In a world of cutting edge nano-technology, with industries working at the frontier of scientific knowledge in chemistry and pharmaceuticals, in Barbados people are still obsessed with establishing a sea-island cotton industry that has been failing for generations. Then there is the digital industry, which is only now in its infancy, and which is predicted to growth by leaps and bounds throughout the 21st century. What these industries need is solid government and a mature legal structure, a friendly fiscal climate and the ability to recruit and retain skilled staff. All this could be achieved, or at least get us on the way, within a time-span of 20 years. There are fourteen Taiwanese-owned industries in the northern English city of Manchester alone, because of the city’s skills base. These firms bring with them a supply chain, from recruitment and advertising agencies, to scientists. It also means managing people differently not the traditional top down command structures, but a more collaborative way of managing talent. These are some of the enormous gaps in our knowledge-based education system.
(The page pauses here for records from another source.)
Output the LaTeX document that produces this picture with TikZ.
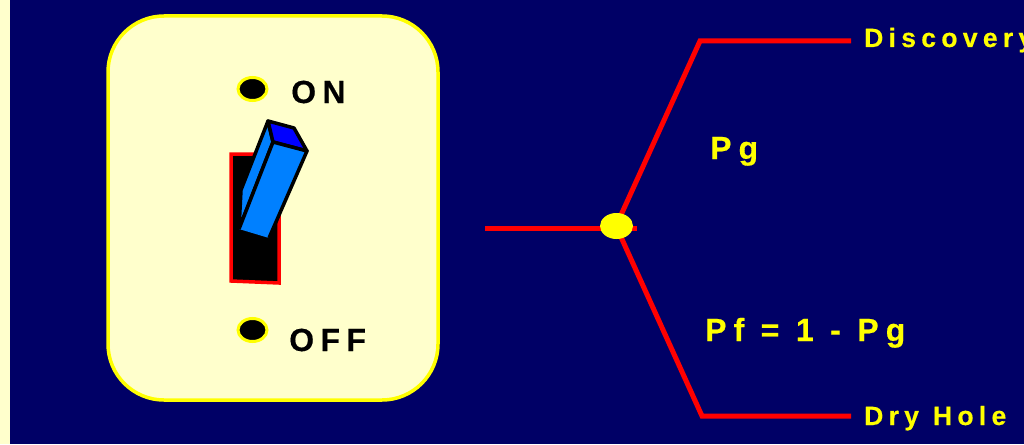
\documentclass[tikz,border=0pt]{standalone}
\usepackage{fontspec}
\setmainfont{Liberation Sans}
\newfontfamily\lblA[LetterSpace=20,FakeBold=0.4]{Liberation Sans Bold}
\newfontfamily\lblC[LetterSpace=22,FakeBold=0.4]{Liberation Sans Bold}
\newfontfamily\lblB[LetterSpace=20,FakeBold=0.4]{Liberation Sans Bold}
\definecolor{navy}{RGB}{0,0,102}
\definecolor{cream}{RGB}{255,255,204}
\definecolor{yel}{RGB}{255,255,0}
\definecolor{redl}{RGB}{255,0,0}
\definecolor{blueA}{RGB}{0,128,255}
\definecolor{blueB}{RGB}{0,0,255}
\newcommand\spA{\spaceskip 14pt\relax}
\newcommand\spC{\spaceskip 16.5pt\relax}
\tikzset{
  branch/.style={draw=redl,line width=5pt,line join=miter},
  ylabel/.style={inner sep=0pt,anchor=base west,text=yel,font=\fontsize{26.5}{26.5}\lblA,execute at begin node=\spA},
  plabel/.style={inner sep=0pt,anchor=base west,text=yel,font=\fontsize{32}{32}\lblC,execute at begin node=\spC},
  swlabel/.style={inner sep=0pt,anchor=base west,text=black,font=\fontsize{32}{32}\lblB},
  screw/.style={ellipse,draw=yel,fill=black,line width=3pt,minimum width=29pt,minimum height=23pt,inner sep=0pt},
  toggle/.style={draw=black,line width=3.5pt,line join=round}
}
\usetikzlibrary{shapes.geometric}
\begin{document}
\begin{tikzpicture}[x=1pt,y=-1pt]
\useasboundingbox (0,0) rectangle (1024,444);
\clip (0,0) rectangle (1024,444);
\fill[cream] (0,0) rectangle (1024,444);
\fill[navy] (10,0) rectangle (1024,444);
% plate
\draw[fill=cream,draw=yel,line width=3.5pt,rounded corners=56pt] (108,16) rectangle (438,400);
\node[screw] (on) at (252.5,89) {};
\node[screw] (off) at (252.5,330) {};
\node[swlabel] (onl) at (291,103) {ON};
\node[swlabel] (offl) at (289,351) {OFF};
% slot
\draw[fill=black,draw=redl,line width=3.5pt,line join=miter] (231,154) -- (279,154) -- (279,283) -- (231,281) -- cycle;
% toggle
\draw[toggle,fill=blueA] (268,121) -- (273,142) -- (239,229) -- (241,190) -- cycle;
\draw[toggle,fill=blueB] (268,121) -- (294,128) -- (307,151) -- (273,142) -- cycle;
\fill[blueA] (239,229) -- (273,142) -- (307,151) -- (269,238) -- cycle;
\draw[toggle] (239,229) -- (273,142) -- (307,151) -- (269,238);
% tree
\coordinate (in) at (485,228);
\coordinate (outr) at (637,228);
\coordinate (c1) at (700,41);
\coordinate (e1) at (851,41);
\coordinate (c2) at (702,416);
\coordinate (e2) at (851,416);
\coordinate (hub) at (616,226);
\draw[branch] (in) -- (outr);
\draw[branch] (hub) -- (c1) -- (e1);
\draw[branch] (hub) -- (c2) -- (e2);
\node[ellipse,fill=yel,minimum width=33pt,minimum height=26pt,inner sep=0pt] (node) at (616.5,226) {};
\node[ylabel] (d) at (864,47) {Discovery};
\node[plabel] (pg) at (710,159) {Pg};
\node[plabel] (pf) at (705,341) {Pf = 1 - Pg};
\node[ylabel] (dh) at (864,425) {Dry Hole};
\end{tikzpicture}
\end{document}
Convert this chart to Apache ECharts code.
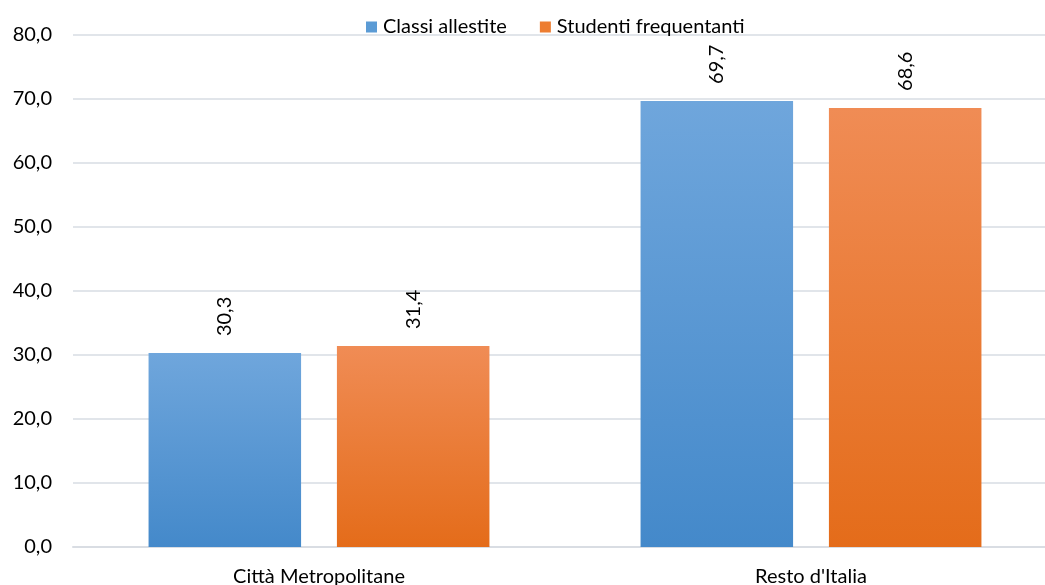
<!DOCTYPE html>
<html><head><meta charset="utf-8">
<script src="https://cdn.jsdelivr.net/npm/echarts@6/dist/echarts.min.js"></script>
<style>html,body{margin:0;padding:0;background:#fff}#c{width:1045px;height:585px}</style>
</head><body><div id="c"></div>
<script>
const categories = ["Città Metropolitane", "Resto d'Italia"];
const seriesNames = ["Classi allestite", "Studenti frequentanti"];
const classiAllestite = [30.3, 69.7];
const studentiFrequentanti = [31.4, 68.6];

const FONT = 'Lato, "Open Sans", sans-serif';
const FS = 20;
const fmt = v => v.toFixed(1).replace('.', ',');
const grad = (top, bottom) => new echarts.graphic.LinearGradient(0, 0, 0, 1, [{offset: 0, color: top}, {offset: 1, color: bottom}]);
const blue = grad('#6fa6dc', '#4489ca');
const orange = grad('#f08c55', '#e46c1a');

const label = {
  show: true, position: 'top', rotate: 90, align: 'left', verticalAlign: 'middle',
  distance: 17, fontFamily: FONT, fontSize: FS, color: '#000',
  formatter: p => fmt(p.value)
};

const chart = echarts.init(document.getElementById('c'));
chart.setOption({
  animation: false,
  textStyle: {fontFamily: FONT},
  legend: {
    top: 12, left: 361, itemWidth: 11, itemHeight: 11, itemGap: 33, icon: 'rect',
    textStyle: {fontFamily: FONT, fontSize: FS, color: '#000', padding: [0, 0, 0, 1]},
    data: [{name: seriesNames[0], itemStyle: {color: '#5b9bd5'}}, {name: seriesNames[1], itemStyle: {color: '#ed7d31'}}]
  },
  grid: {left: 73, width: 984, top: 35, bottom: 38, outerBoundsMode: 'none', containLabel: false},
  xAxis: {
    type: 'category', data: categories,
    axisLine: {show: true, lineStyle: {color: '#d9dde3', width: 2}},
    axisTick: {show: false},
    axisLabel: {fontFamily: FONT, fontSize: FS, color: '#000', margin: 20}
  },
  yAxis: {
    type: 'value', min: 0, max: 80, interval: 10,
    axisLine: {show: false}, axisTick: {show: false},
    splitLine: {lineStyle: {color: '#e1e5ea', width: 2}},
    axisLabel: {fontFamily: FONT, fontSize: FS, color: '#000', margin: 21, formatter: v => fmt(v)}
  },
  series: [
    {name: seriesNames[0], type: 'bar', data: classiAllestite, barWidth: '31%', barGap: '23.5%', itemStyle: {color: blue}, label},
    {name: seriesNames[1], type: 'bar', data: studentiFrequentanti, barWidth: '31%', itemStyle: {color: orange}, label}
  ]
});
</script></body></html>
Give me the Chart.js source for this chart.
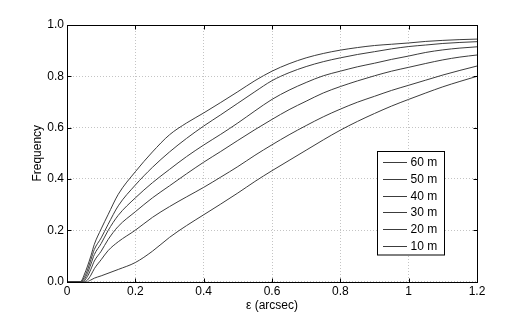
<!DOCTYPE html>
<html>
<head>
<meta charset="utf-8">
<script src="https://cdn.jsdelivr.net/npm/chart.js@4.4.0/dist/chart.umd.min.js"></script>
<style>
html,body{margin:0;padding:0;background:#fff;}
canvas{display:block;}
</style>
</head>
<body>
<canvas id="c" width="529" height="315"></canvas>
<script>
// ---- data ----
const epsilon = [0,0.04,0.05,0.06,0.07,0.08,0.1,0.12,0.15,0.2,0.25,0.3,0.35,0.4,0.45,0.5,0.55,0.6,0.65,0.7,0.75,0.8,0.85,0.9,0.95,1.0,1.05,1.1,1.15,1.2];
const seriesLabels = ['60 m','50 m','40 m','30 m','20 m','10 m'];
const freq60 = [0,0,0.025,0.06,0.10,0.145,0.205,0.26,0.34,0.428,0.505,0.572,0.618,0.657,0.698,0.74,0.783,0.82,0.849,0.872,0.889,0.902,0.912,0.92,0.925,0.93,0.936,0.94,0.943,0.945];
const freq50 = [0,0,0.015,0.045,0.085,0.125,0.17,0.222,0.295,0.376,0.445,0.505,0.558,0.606,0.65,0.695,0.74,0.783,0.814,0.838,0.857,0.872,0.885,0.896,0.907,0.916,0.922,0.928,0.932,0.935];
const freq40 = [0,0,0.008,0.032,0.068,0.105,0.148,0.198,0.258,0.326,0.385,0.437,0.487,0.532,0.574,0.618,0.665,0.71,0.746,0.776,0.802,0.82,0.837,0.851,0.866,0.879,0.893,0.903,0.91,0.915];
const freq30 = [0,0,0.003,0.02,0.048,0.08,0.118,0.163,0.215,0.272,0.326,0.373,0.42,0.465,0.507,0.55,0.592,0.632,0.67,0.703,0.735,0.76,0.782,0.802,0.82,0.835,0.85,0.864,0.875,0.883];
const freq20 = [0,0,0,0.006,0.025,0.05,0.085,0.12,0.155,0.2,0.25,0.292,0.33,0.367,0.407,0.448,0.492,0.533,0.572,0.608,0.642,0.672,0.699,0.722,0.745,0.765,0.785,0.805,0.823,0.84];
const freq10 = [0,0,0,0,0.006,0.013,0.022,0.032,0.047,0.074,0.118,0.172,0.218,0.26,0.302,0.345,0.39,0.432,0.472,0.512,0.552,0.59,0.624,0.655,0.684,0.71,0.735,0.759,0.78,0.80];
const xTickLabels = ['0','0.2','0.4','0.6','0.8','1','1.2'];
const yTickLabels = ['0.0','0.2','0.4','0.6','0.8','1.0'];
const xTitle = 'ε (arcsec)';
const yTitle = 'Frequency';

const allSeries = [freq60,freq50,freq40,freq30,freq20,freq10];
const LINE = '#3c3c3c';
const FONT = '"Liberation Sans", Arial, Helvetica, sans-serif';

const datasets = allSeries.map((vals,i)=>({
  label: seriesLabels[i],
  data: epsilon.map((x,j)=>({x:x,y:vals[j]})),
  borderColor: LINE,
  borderWidth: 1,
  pointRadius: 0,
  cubicInterpolationMode: 'monotone',
  fill: false
}));

const framePlugin = {
  id:'frame',
  afterDraw(chart){
    const ctx = chart.ctx;
    const a = chart.chartArea;
    const xs = chart.scales.x, ys = chart.scales.y;
    ctx.save();
    ctx.strokeStyle = '#000';
    ctx.lineWidth = 1;
    const L = Math.round(a.left)+0.5, R = Math.round(a.right)+0.5, T = Math.round(a.top)+0.5, B = Math.round(a.bottom)+0.5;
    ctx.strokeRect(L, T, R-L, B-T);
    ctx.beginPath();
    xs.ticks.forEach(t=>{
      const px = Math.round(xs.getPixelForValue(t.value))+0.5;
      ctx.moveTo(px,B); ctx.lineTo(px,B-4);
      ctx.moveTo(px,T); ctx.lineTo(px,T+4);
    });
    ys.ticks.forEach(t=>{
      const py = Math.round(ys.getPixelForValue(t.value))+0.5;
      ctx.moveTo(L,py); ctx.lineTo(L+4,py);
      ctx.moveTo(R,py); ctx.lineTo(R-4,py);
    });
    ctx.stroke();

    // axis titles
    ctx.fillStyle = '#000';
    ctx.font = '12px ' + FONT;
    ctx.textAlign = 'center';
    ctx.textBaseline = 'middle';
    ctx.fillText(xTitle, (a.left+a.right)/2, 306);
    ctx.save();
    ctx.translate(38, (a.top+a.bottom)/2);
    ctx.rotate(-Math.PI/2);
    ctx.fillText(yTitle, 0, 0);
    ctx.restore();

    // legend
    const bx = 377.5, by = 151.5, bw = 67, bh = 103.5;
    ctx.fillStyle = '#fff';
    ctx.fillRect(bx, by, bw, bh);
    ctx.strokeStyle = '#000';
    ctx.strokeRect(bx, by, bw, bh);
    ctx.textAlign = 'left';
    chart.data.datasets.forEach((ds,i)=>{
      const y = Math.round(161.7 + i*16.9)+0.5;
      ctx.strokeStyle = ds.borderColor;
      ctx.beginPath();
      ctx.moveTo(383, y); ctx.lineTo(407, y);
      ctx.stroke();
      ctx.fillStyle = '#000';
      ctx.fillText(ds.label, 410.5, y);
    });
    ctx.restore();
  }
};

new Chart(document.getElementById('c'), {
  type:'line',
  data:{datasets},
  plugins:[framePlugin],
  options:{
    responsive:false,
    animation:false,
    events:[],
    layout:{padding:{top:25,right:52,left:0,bottom:0}},
    plugins:{legend:{display:false},tooltip:{enabled:false},title:{display:false}},
    scales:{
      x:{
        type:'linear', min:0, max:1.2,
        afterFit(s){ s.height = 33.5; },
        ticks:{stepSize:0.2, color:'#000', font:{family:FONT,size:12}, padding:3, maxRotation:0,
          callback:(v,i)=>xTickLabels[i]},
        grid:{color:'#c4c4c4', lineWidth:1, drawTicks:false},
        border:{display:false, dash:[1,2]}
      },
      y:{
        type:'linear', min:0, max:1,
        afterFit(s){ s.width = 67; },
        ticks:{stepSize:0.2, color:'#000', font:{family:FONT,size:12}, padding:3,
          callback:(v,i)=>yTickLabels[i]},
        grid:{color:'#c4c4c4', lineWidth:1, drawTicks:false},
        border:{display:false, dash:[1,2]}
      }
    }
  }
});
</script>
</body>
</html>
Barbados should aim to be the first emerging nation to be on the Intelligent Cities Foundation list. The ICF measures things such ass community access to broadband and digital facilities and matching skills. They measure the number of jobs created in these industries and social inclusion. The decentralisation of educational policy will be at the heart of the reform of education with the strategic delivery of that policy. But it goes beyond that. Education policy must also include school accountability, school choice, teaching standards and professionalism, equity and adequacy in teaching, funding, teachers’ remuneration and career progress, training and the status of the profession in the wider society, and, most important of all, the contribution of education to the general development of the society.
None of this is beyond the imagination of our education official and minister Jones. All these are achievable if we could plan beyond the next general election or the colour of the party that introduces such progressive policies.